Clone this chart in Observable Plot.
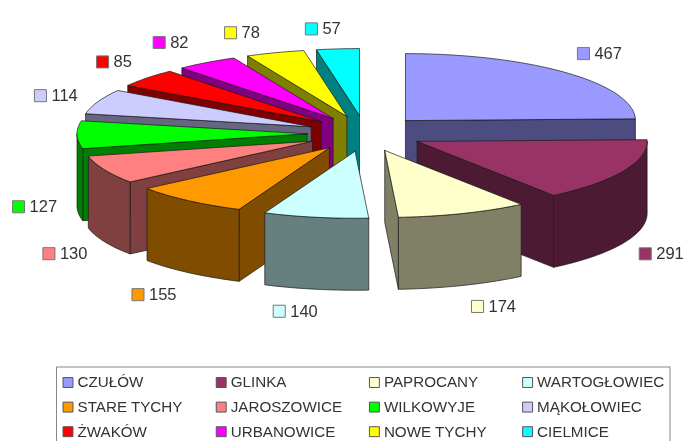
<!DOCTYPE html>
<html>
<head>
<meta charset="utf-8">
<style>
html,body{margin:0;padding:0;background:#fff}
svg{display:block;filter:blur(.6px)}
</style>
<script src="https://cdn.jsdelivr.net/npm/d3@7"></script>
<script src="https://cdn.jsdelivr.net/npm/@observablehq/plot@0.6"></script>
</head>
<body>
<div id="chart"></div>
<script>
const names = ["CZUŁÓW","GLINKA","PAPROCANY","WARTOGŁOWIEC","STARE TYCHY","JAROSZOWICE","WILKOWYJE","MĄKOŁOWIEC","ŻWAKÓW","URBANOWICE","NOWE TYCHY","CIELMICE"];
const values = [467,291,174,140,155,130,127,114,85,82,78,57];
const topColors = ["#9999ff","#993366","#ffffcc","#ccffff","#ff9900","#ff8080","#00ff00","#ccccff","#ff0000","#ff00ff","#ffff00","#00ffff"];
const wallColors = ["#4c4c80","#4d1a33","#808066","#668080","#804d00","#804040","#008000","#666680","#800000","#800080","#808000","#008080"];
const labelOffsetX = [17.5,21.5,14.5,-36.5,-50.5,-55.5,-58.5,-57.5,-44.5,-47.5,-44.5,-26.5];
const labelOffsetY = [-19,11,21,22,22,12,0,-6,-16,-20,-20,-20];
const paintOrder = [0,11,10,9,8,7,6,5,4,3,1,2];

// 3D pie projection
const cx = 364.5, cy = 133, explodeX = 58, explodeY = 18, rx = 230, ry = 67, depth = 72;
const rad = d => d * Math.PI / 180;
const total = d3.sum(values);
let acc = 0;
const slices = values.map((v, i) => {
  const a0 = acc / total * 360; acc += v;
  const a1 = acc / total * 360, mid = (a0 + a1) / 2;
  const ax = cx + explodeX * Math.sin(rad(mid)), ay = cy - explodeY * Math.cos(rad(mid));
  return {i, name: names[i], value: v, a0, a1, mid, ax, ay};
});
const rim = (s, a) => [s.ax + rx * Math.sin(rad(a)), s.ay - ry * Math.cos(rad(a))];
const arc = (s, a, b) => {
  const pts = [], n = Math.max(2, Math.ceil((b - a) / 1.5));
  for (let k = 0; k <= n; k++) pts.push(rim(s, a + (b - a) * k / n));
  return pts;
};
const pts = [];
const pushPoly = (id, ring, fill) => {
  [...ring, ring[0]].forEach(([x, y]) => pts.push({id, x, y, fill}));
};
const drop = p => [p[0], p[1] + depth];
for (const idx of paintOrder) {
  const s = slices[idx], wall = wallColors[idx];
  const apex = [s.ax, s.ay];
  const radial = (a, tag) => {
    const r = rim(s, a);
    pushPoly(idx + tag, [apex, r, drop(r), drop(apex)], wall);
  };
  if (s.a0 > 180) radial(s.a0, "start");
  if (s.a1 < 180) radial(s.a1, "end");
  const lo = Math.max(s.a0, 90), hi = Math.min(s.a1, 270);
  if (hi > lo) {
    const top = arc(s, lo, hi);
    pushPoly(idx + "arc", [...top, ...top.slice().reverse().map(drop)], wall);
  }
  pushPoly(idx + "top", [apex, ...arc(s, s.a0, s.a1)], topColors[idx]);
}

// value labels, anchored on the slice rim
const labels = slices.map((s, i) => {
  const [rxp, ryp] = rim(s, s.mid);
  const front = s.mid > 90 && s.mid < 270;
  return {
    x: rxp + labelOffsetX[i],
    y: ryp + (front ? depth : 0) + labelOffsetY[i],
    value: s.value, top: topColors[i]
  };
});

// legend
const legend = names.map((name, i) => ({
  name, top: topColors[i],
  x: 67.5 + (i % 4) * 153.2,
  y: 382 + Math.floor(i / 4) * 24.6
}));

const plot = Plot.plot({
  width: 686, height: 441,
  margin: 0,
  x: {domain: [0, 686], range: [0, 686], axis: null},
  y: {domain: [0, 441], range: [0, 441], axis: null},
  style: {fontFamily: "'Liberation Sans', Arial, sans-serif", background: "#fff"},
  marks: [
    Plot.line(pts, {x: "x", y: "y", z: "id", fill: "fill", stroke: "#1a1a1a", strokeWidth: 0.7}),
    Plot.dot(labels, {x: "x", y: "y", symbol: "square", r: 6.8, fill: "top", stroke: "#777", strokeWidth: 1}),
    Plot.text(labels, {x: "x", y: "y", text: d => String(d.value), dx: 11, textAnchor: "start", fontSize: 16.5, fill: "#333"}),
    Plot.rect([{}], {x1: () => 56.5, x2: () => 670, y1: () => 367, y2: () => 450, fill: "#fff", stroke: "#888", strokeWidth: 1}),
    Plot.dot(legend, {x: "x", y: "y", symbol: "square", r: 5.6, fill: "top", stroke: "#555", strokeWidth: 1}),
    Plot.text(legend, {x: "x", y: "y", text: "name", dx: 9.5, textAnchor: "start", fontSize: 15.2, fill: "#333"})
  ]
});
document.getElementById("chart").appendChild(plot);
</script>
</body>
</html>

---*---

Every line should be retyped exactly, with the pictures omitted.

Clone this chart in Observable Plot.
<!DOCTYPE html>
<html>
<head>
<meta charset="utf-8">
<style>
html,body{margin:0;padding:0;background:#fff}
svg{display:block;filter:blur(.6px)}
</style>
<script src="https://cdn.jsdelivr.net/npm/d3@7"></script>
<script src="https://cdn.jsdelivr.net/npm/@observablehq/plot@0.6"></script>
</head>
<body>
<div id="chart"></div>
<script>
const names = ["CZUŁÓW","GLINKA","PAPROCANY","WARTOGŁOWIEC","STARE TYCHY","JAROSZOWICE","WILKOWYJE","MĄKOŁOWIEC","ŻWAKÓW","URBANOWICE","NOWE TYCHY","CIELMICE"];
const values = [467,291,174,140,155,130,127,114,85,82,78,57];
const topColors = ["#9999ff","#993366","#ffffcc","#ccffff","#ff9900","#ff8080","#00ff00","#ccccff","#ff0000","#ff00ff","#ffff00","#00ffff"];
const wallColors = ["#4c4c80","#4d1a33","#808066","#668080","#804d00","#804040","#008000","#666680","#800000","#800080","#808000","#008080"];
const labelOffsetX = [17.5,21.5,14.5,-36.5,-50.5,-55.5,-58.5,-57.5,-44.5,-47.5,-44.5,-26.5];
const labelOffsetY = [-19,11,21,22,22,12,0,-6,-16,-20,-20,-20];
const paintOrder = [0,11,10,9,8,7,6,5,4,3,1,2];

// 3D pie projection
const cx = 364.5, cy = 133, explodeX = 58, explodeY = 18, rx = 230, ry = 67, depth = 72;
const rad = d => d * Math.PI / 180;
const total = d3.sum(values);
let acc = 0;
const slices = values.map((v, i) => {
  const a0 = acc / total * 360; acc += v;
  const a1 = acc / total * 360, mid = (a0 + a1) / 2;
  const ax = cx + explodeX * Math.sin(rad(mid)), ay = cy - explodeY * Math.cos(rad(mid));
  return {i, name: names[i], value: v, a0, a1, mid, ax, ay};
});
const rim = (s, a) => [s.ax + rx * Math.sin(rad(a)), s.ay - ry * Math.cos(rad(a))];
const arc = (s, a, b) => {
  const pts = [], n = Math.max(2, Math.ceil((b - a) / 1.5));
  for (let k = 0; k <= n; k++) pts.push(rim(s, a + (b - a) * k / n));
  return pts;
};
const pts = [];
const pushPoly = (id, ring, fill) => {
  [...ring, ring[0]].forEach(([x, y]) => pts.push({id, x, y, fill}));
};
const drop = p => [p[0], p[1] + depth];
for (const idx of paintOrder) {
  const s = slices[idx], wall = wallColors[idx];
  const apex = [s.ax, s.ay];
  const radial = (a, tag) => {
    const r = rim(s, a);
    pushPoly(idx + tag, [apex, r, drop(r), drop(apex)], wall);
  };
  if (s.a0 > 180) radial(s.a0, "start");
  if (s.a1 < 180) radial(s.a1, "end");
  const lo = Math.max(s.a0, 90), hi = Math.min(s.a1, 270);
  if (hi > lo) {
    const top = arc(s, lo, hi);
    pushPoly(idx + "arc", [...top, ...top.slice().reverse().map(drop)], wall);
  }
  pushPoly(idx + "top", [apex, ...arc(s, s.a0, s.a1)], topColors[idx]);
}

// value labels, anchored on the slice rim
const labels = slices.map((s, i) => {
  const [rxp, ryp] = rim(s, s.mid);
  const front = s.mid > 90 && s.mid < 270;
  return {
    x: rxp + labelOffsetX[i],
    y: ryp + (front ? depth : 0) + labelOffsetY[i],
    value: s.value, top: topColors[i]
  };
});

// legend
const legend = names.map((name, i) => ({
  name, top: topColors[i],
  x: 67.5 + (i % 4) * 153.2,
  y: 382 + Math.floor(i / 4) * 24.6
}));

const plot = Plot.plot({
  width: 686, height: 441,
  margin: 0,
  x: {domain: [0, 686], range: [0, 686], axis: null},
  y: {domain: [0, 441], range: [0, 441], axis: null},
  style: {fontFamily: "'Liberation Sans', Arial, sans-serif", background: "#fff"},
  marks: [
    Plot.line(pts, {x: "x", y: "y", z: "id", fill: "fill", stroke: "#1a1a1a", strokeWidth: 0.7}),
    Plot.dot(labels, {x: "x", y: "y", symbol: "square", r: 6.8, fill: "top", stroke: "#777", strokeWidth: 1}),
    Plot.text(labels, {x: "x", y: "y", text: d => String(d.value), dx: 11, textAnchor: "start", fontSize: 16.5, fill: "#333"}),
    Plot.rect([{}], {x1: () => 56.5, x2: () => 670, y1: () => 367, y2: () => 450, fill: "#fff", stroke: "#888", strokeWidth: 1}),
    Plot.dot(legend, {x: "x", y: "y", symbol: "square", r: 5.6, fill: "top", stroke: "#555", strokeWidth: 1}),
    Plot.text(legend, {x: "x", y: "y", text: "name", dx: 9.5, textAnchor: "start", fontSize: 15.2, fill: "#333"})
  ]
});
document.getElementById("chart").appendChild(plot);
</script>
</body>
</html>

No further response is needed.